Il fatto è che di norma l’occupazione riguarda un rapporto di potere: c’è un capo che ti dice quello che devi fare, e se rifiuti puoi essere licenziato. Non è necessario che sia una cosa negativa. Se i datori di lavoro apprezzano i lavoratori, non faranno richieste irragionevoli. Ma non è una semplice transazione. C’è un pezzo classico di musica country dal titolo “Prendi questo impiego  e vai al diavolo!”. Non c’è e non ci sarà mai una canzone dal titolo “Prendi questo elettrodomestico e vai al diavolo”.

Dunque l’occupazione è un rapporto di potere, e la disoccupazione elevata ha grandemente indebolito la già debole posizione dei lavoratori in quel rapporto.

Si può quantificare quella debolezza osservando il tasso di dimissioni – la percentuale di lavoratori che lasciano volontariamente ogni mese i loro posti di lavoro (cosa diversa dall’essere licenziati). Ovviamente, ci sono molte ragioni per le quali un lavoratore o una lavoratrice possono lasciare il loro posto di lavoro. Dimettersi, tuttavia, è un rischio; a meno che non abbia già un posto di lavoro che l’aspetta, il lavoratore o la lavoratrice non sanno quanto tempo ci vorrà per trovare un nuovo lavoro, e come sarà quel lavoro al confronto col precedente.

E il rischio delle dimissioni è molto più grande quando la disoccupazione è elevata, e ci sono molte più persone che cercano lavoro di quanti posti di lavoro siano disponibili. Di conseguenza, vi aspettereste di veder salire il tasso degli abbandoni durante le espansioni economiche, e vederlo scendere durante le recessioni – e, in effetti, è così. Le dimissioni sono calate durante la recessione tra il 2007 ed il 2009, e sono risalite solo in parte, con ciò riflettendo la debolezza e l’inadeguatezza della nostra ripresa economica.

Ora si pensi a cosa questo significhi per il potere di contrattazione dei lavoratori. Quando l’economia è forte, i lavoratori hanno più forza. Possono andarsene se non sono contenti del modo in cui vengono trattati e sanno che troveranno rapidamente un nuovo lavoro se abbandonano. Tuttavia, quando l’economia è debole anche i lavoratori sono deboli, ed i datori di lavoro sono nelle condizioni di farli lavorare più duramente, di pagarli meno, o entrambe le cose.

C’è qualche prova che stia succedendo questo? E in che modo? Come ho detto, la ripresa economica è stata debole ed inadeguata, ma tutto il peso di quella debolezza viene sopportato dai lavoratori. I profitti aziendali sono crollati durante la crisi finanziaria, ma sono rapidamente tornati ai livelli precedenti, e continuano a crescere. Per la verità, a questo punto i profitti dopo le tasse sono oltre il 60 per cento più alti di quello che erano nel 2007, prima che cominciasse la recessione. Non sappiamo quanto questa crescita dei profitti possa essere spiegata con il fattore della paura – la possibilità di spremere i lavoratori che sanno di non avere alternative. Ma deve trattarsi almeno di una parte della spiegazione. In sostanza, è possibile (sebbene non è in alcun modo certo) che le imprese facciano meglio i loro interessi in un’economia in qualche modo depressa, di quanto non accadrebbe se ci fosse la piena occupazione.
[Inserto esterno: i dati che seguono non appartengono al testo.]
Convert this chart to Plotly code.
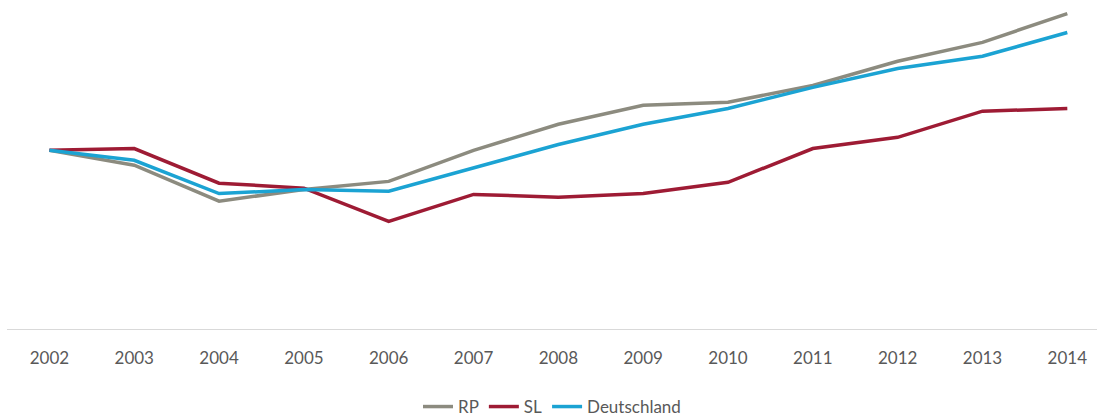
import plotly.graph_objects as go

years = ["2002", "2003", "2004", "2005", "2006", "2007", "2008", "2009", "2010", "2011", "2012", "2013", "2014"]
rp = [100, 96.7, 88.7, 91.3, 93.1, 100, 105.8, 110, 110.7, 114.4, 119.8, 124, 130.4]
sl = [100, 100.4, 92.7, 91.6, 84.2, 90.2, 89.6, 90.4, 92.9, 100.4, 102.9, 108.7, 109.3]
de = [100, 97.8, 90.4, 91.3, 90.9, 96, 101.3, 105.8, 109.3, 114, 118.2, 120.9, 126.2]

series = [("RP", rp, "#8c8b7f"), ("SL", sl, "#9e1b34"), ("Deutschland", de, "#1ba3d3")]

fig = go.Figure()
for name, vals, col in series:
    fig.add_trace(go.Scatter(x=list(range(len(years))), y=vals, name=name, mode="lines",
                             line=dict(color=col, width=3.5)))

fig.update_layout(
    width=1097, height=417,
    margin=dict(l=7, r=0, t=5, b=88),
    paper_bgcolor="white", plot_bgcolor="white",
    font=dict(family="Lato, 'Open Sans', sans-serif", size=17, color="#595959"),
    showlegend=True,
    legend=dict(orientation="h", xanchor="center", x=0.5, yref="container", yanchor="middle",
                y=1 - 407 / 417, font=dict(size=17, color="#595959"), itemwidth=30,
                tracegroupgap=0, bgcolor="rgba(0,0,0,0)"),
    xaxis=dict(range=[-0.5, 12.35], tickmode="array", tickvals=list(range(len(years))),
               ticktext=years, showgrid=False, zeroline=False, showline=True,
               linecolor="#d9d9d9", linewidth=1, ticks="", ticklabelstandoff=14),
    yaxis=dict(range=[60.3, 132.3], visible=False, showgrid=False, zeroline=False),
)

fig.write_html("out.html", config={"displayModeBar": False},
               post_script="document.body.style.margin='0';document.body.style.overflow='hidden';")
C’è di più. Non penso di esagerare se suggerisco che questa realtà contribuisca a spiegare  perché il nostro sistema politico abbia voltato le spalle ai disoccupati. No, non credo che ci sia una setta segreta di amministratori delegati che complotta per mantenere l’economia debole. Ma penso che una importante ragione per la quale la riduzione della disoccupazione non è una priorità politica sia che l’economia può risultare miseranda per i lavoratori, mentre “l’impresa America” va a gonfie vele.

E una volta che si capisce questo, si capisce anche perché è importante cambiare quelle priorità.
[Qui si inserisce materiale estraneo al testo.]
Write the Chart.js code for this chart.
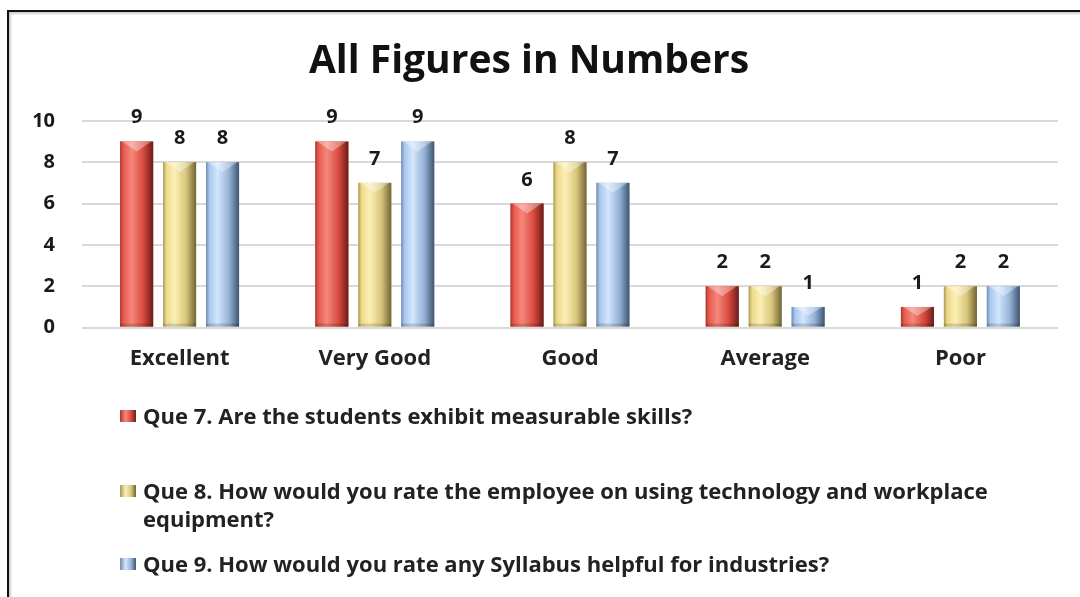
<!DOCTYPE html>
<html lang="en">
<head>
  <meta charset="UTF-8" />
  <title>All Figures in Numbers</title>
  <script src="https://cdn.jsdelivr.net/npm/chart.js"></script>
  <style>
    body {
      margin: 0;
      background: #fff;
      font-family: "Open Sans", sans-serif;
    }

    .wrap {
      position: relative;
      width: 1080px;
      height: 597px;
      overflow: hidden;
    }

    .frame {
      position: absolute;
      left: 7px;
      top: 10px;
      right: -10px;
      bottom: -10px;
      border-left: 2px solid #111;
      border-top: 2px solid #111;
      box-shadow: inset 2px 2px 2px #cfcfcf;
    }

    canvas {
      position: absolute;
      left: 0;
      top: 0;
    }

    .legend {
      position: absolute;
      left: 120px;
      top: 0;
      width: 895px;
      font: bold 22px "Open Sans", sans-serif;
      color: #222;
    }

    .legend .item {
      position: absolute;
      left: 0;
      padding-left: 23px;
      line-height: 28px;
    }

    .legend .item i {
      position: absolute;
      left: 0;
      top: 9px;
      width: 16px;
      height: 12px;
    }
  </style>
</head>
<body>

  <div class="wrap">
    <div class="frame"></div>
    <canvas id="chart" width="1080" height="597"></canvas>
    <div class="legend" id="legend"></div>
  </div>

  <script>
    const categories = ["Excellent", "Very Good", "Good", "Average", "Poor"];
    const seriesNames = [
      "Que 7. Are the students exhibit measurable skills?",
      "Que 8. How would you rate the employee on using technology and workplace equipment?",
      "Que 9. How would you rate any Syllabus helpful for industries?"
    ];
    const que7 = [9, 9, 6, 2, 1];
    const que8 = [8, 7, 8, 2, 2];
    const que9 = [8, 9, 7, 1, 2];

    // edge, base, highlight, base, dark edge
    const shades = [
      ["#a8392f", "#e85a4f", "#f6877b", "#d84a40", "#6a1e19"],
      ["#a89a55", "#ecd98a", "#fbf0b4", "#d8c57a", "#6f6435"],
      ["#6f8bb0", "#a9c6ec", "#d3e6fc", "#94b1d6", "#3f5570"]
    ];

    // bevelled bar look, drawn over the library's bar elements
    const bevel = {
      id: "bevel",
      afterDatasetsDraw(chart) {
        const ctx = chart.ctx;
        chart.data.datasets.forEach((ds, i) => {
          const meta = chart.getDatasetMeta(i);
          const s = shades[i];
          meta.data.forEach((bar) => {
            const { x, y, base, width } = bar.getProps(["x", "y", "base", "width"], true);
            const l = x - width / 2, r = x + width / 2, h = base - y;
            const g = ctx.createLinearGradient(l, 0, r, 0);
            g.addColorStop(0, s[0]);
            g.addColorStop(0.1, s[1]);
            g.addColorStop(0.35, s[2]);
            g.addColorStop(0.7, s[3]);
            g.addColorStop(1, s[4]);
            ctx.save();
            ctx.fillStyle = g;
            ctx.fillRect(l, y, width, h);
            // top chevron
            const ch = Math.min(10, h * 0.45);
            ctx.fillStyle = "rgba(255,255,255,0.35)";
            ctx.beginPath();
            ctx.moveTo(l + 2, y);
            ctx.lineTo(r - 2, y);
            ctx.lineTo(x, y + ch);
            ctx.closePath();
            ctx.fill();
            // bottom shade
            ctx.fillStyle = "rgba(0,0,0,0.15)";
            ctx.fillRect(l, base - 3, width, 3);
            ctx.restore();
          });
        });
      }
    };

    const valueLabels = {
      id: "valueLabels",
      afterDatasetsDraw(chart) {
        const ctx = chart.ctx;
        ctx.save();
        ctx.font = "bold 20px 'Open Sans', sans-serif";
        ctx.fillStyle = "#1a1a1a";
        ctx.textAlign = "center";
        ctx.textBaseline = "alphabetic";
        chart.data.datasets.forEach((ds, i) => {
          chart.getDatasetMeta(i).data.forEach((bar, j) => {
            ctx.fillText(ds.data[j], bar.x, bar.y - 18);
          });
        });
        ctx.restore();
      }
    };

    const datasets = [que7, que8, que9].map((vals, i) => ({
      label: seriesNames[i],
      data: vals,
      backgroundColor: shades[i][1],
      categoryPercentage: 0.66,
      barPercentage: 0.77
    }));

    new Chart(document.getElementById("chart"), {
      type: "bar",
      data: { labels: categories, datasets },
      options: {
        responsive: false,
        animation: false,
        layout: { padding: { left: 0, right: 22, top: 0, bottom: 215 } },
        plugins: {
          legend: { display: false },
          tooltip: { enabled: false },
          title: {
            display: true,
            text: "All Figures in Numbers",
            color: "#111",
            font: { family: "Open Sans", size: 39, weight: "bold" },
            padding: { top: 38, bottom: 36 }
          }
        },
        scales: {
          x: {
            grid: { display: false },
            border: { display: false },
            ticks: {
              color: "#222",
              padding: 10,
              font: { family: "Open Sans", size: 22, weight: "bold" }
            }
          },
          y: {
            min: 0,
            max: 10,
            afterFit(scale) { scale.width = 82; },
            border: { display: false },
            grid: { color: "#d9d9d9", lineWidth: 2, drawTicks: false },
            ticks: {
              stepSize: 2,
              padding: 27,
              color: "#1a1a1a",
              font: { family: "Open Sans", size: 20, weight: "bold" }
            }
          }
        }
      },
      plugins: [bevel, valueLabels]
    });

    // html legend, Excel-like spacing
    const legendTops = [401, 476, 549];
    const legend = document.getElementById("legend");
    seriesNames.forEach((name, i) => {
      const s = shades[i];
      const div = document.createElement("div");
      div.className = "item";
      div.style.top = legendTops[i] + "px";
      div.innerHTML = `<i style="background: linear-gradient(90deg, ${s[0]}, ${s[2]} 35%, ${s[3]} 70%, ${s[4]})"></i>${name}`;
      legend.appendChild(div);
    });
  </script>

</body>
</html>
Di recente c’è stato una specie di strano dibattito tra i progressisti, con alcuni che sostenevano che il populismo e le condanne per l’ineguaglianza sarebbero un diversivo, e che invece la piena occupazione dovrebbe essere in cima alle priorità.  Tuttavia, come hanno sottolineato alcuni principali economisti progressisti, la stessa piena occupazione è un tema populistico: i mercati del lavoro deboli sono la ragione principale per la quale i lavoratori stanno perdendo terreno, e l’eccessivo potere delle imprese e dei ricchi è la principale ragione per la quale non si sta facendo niente per il lavoro.
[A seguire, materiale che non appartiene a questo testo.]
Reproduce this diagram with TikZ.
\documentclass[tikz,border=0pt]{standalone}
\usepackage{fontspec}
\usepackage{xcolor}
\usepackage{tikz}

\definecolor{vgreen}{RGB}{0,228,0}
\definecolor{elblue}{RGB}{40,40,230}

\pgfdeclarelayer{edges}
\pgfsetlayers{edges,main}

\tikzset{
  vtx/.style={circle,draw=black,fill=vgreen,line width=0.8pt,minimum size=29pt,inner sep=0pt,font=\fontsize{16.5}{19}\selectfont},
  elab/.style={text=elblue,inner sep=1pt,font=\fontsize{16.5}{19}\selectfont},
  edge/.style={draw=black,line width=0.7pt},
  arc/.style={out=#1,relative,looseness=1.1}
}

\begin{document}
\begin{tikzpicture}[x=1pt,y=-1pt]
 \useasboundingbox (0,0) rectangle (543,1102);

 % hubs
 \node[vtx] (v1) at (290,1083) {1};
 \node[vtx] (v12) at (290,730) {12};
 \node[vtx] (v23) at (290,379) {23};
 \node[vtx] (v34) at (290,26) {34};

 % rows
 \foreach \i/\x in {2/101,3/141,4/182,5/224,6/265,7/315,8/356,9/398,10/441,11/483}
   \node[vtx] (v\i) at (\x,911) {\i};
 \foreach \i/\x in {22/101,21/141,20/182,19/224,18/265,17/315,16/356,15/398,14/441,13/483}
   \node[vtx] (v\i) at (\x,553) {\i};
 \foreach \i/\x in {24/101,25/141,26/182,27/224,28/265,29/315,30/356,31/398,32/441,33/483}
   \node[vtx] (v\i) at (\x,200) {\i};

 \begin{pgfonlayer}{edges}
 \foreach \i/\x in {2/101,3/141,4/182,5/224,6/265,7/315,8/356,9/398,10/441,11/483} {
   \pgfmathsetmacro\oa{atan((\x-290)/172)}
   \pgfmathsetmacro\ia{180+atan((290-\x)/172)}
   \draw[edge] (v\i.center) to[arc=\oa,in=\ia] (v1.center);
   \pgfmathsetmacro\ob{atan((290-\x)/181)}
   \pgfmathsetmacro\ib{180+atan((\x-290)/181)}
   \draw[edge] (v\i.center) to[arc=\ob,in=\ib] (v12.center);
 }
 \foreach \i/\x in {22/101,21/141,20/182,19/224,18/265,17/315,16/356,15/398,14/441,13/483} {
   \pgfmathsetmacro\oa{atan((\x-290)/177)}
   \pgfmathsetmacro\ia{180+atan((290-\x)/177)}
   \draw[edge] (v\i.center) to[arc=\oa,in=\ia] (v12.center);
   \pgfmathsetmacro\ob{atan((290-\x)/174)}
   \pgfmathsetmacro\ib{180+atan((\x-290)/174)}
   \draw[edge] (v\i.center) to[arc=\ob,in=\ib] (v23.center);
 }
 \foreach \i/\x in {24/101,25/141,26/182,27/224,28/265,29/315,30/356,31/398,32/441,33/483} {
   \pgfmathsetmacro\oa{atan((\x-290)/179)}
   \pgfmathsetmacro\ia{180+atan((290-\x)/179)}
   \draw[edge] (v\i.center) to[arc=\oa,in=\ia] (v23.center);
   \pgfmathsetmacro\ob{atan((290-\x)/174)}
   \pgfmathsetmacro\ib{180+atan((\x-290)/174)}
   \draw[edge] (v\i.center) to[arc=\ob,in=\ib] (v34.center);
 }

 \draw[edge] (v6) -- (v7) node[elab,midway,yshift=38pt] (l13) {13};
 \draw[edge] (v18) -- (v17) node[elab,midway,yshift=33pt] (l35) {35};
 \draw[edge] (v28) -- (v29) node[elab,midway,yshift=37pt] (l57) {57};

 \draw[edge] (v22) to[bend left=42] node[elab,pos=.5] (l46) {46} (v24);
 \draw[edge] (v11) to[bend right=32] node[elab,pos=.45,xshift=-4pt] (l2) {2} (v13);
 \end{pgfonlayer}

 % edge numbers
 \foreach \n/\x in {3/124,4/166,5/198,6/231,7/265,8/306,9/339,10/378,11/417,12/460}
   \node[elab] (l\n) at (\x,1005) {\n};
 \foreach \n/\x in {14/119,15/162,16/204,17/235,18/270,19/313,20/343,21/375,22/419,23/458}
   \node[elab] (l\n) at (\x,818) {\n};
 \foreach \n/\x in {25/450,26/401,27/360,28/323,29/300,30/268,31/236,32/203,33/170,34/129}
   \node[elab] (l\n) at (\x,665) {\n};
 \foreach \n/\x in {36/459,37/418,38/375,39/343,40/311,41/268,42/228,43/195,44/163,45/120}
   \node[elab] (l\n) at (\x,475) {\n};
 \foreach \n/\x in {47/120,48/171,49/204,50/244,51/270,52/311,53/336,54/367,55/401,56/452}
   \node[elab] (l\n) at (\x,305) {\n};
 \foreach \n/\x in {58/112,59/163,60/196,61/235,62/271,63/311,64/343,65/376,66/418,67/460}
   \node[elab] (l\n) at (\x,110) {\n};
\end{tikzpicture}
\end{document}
Troppi americani vivono oggi in una condizione di paura per l’economia. Ci sono molti passi che possiamo fare per porre fine a questa condizione collettiva, ma il più importante è rimettere i posti di lavoro nella agenda.


 

 

 

 


[1] Dilbert è una striscia a fumetti comica giornaliera creata da Scott Adams. Essa prende il nome dal suo protagonista, il quale è immerso nell’ambiente del lavoro impiegatizio, del quale mette in luce vizi e difetti.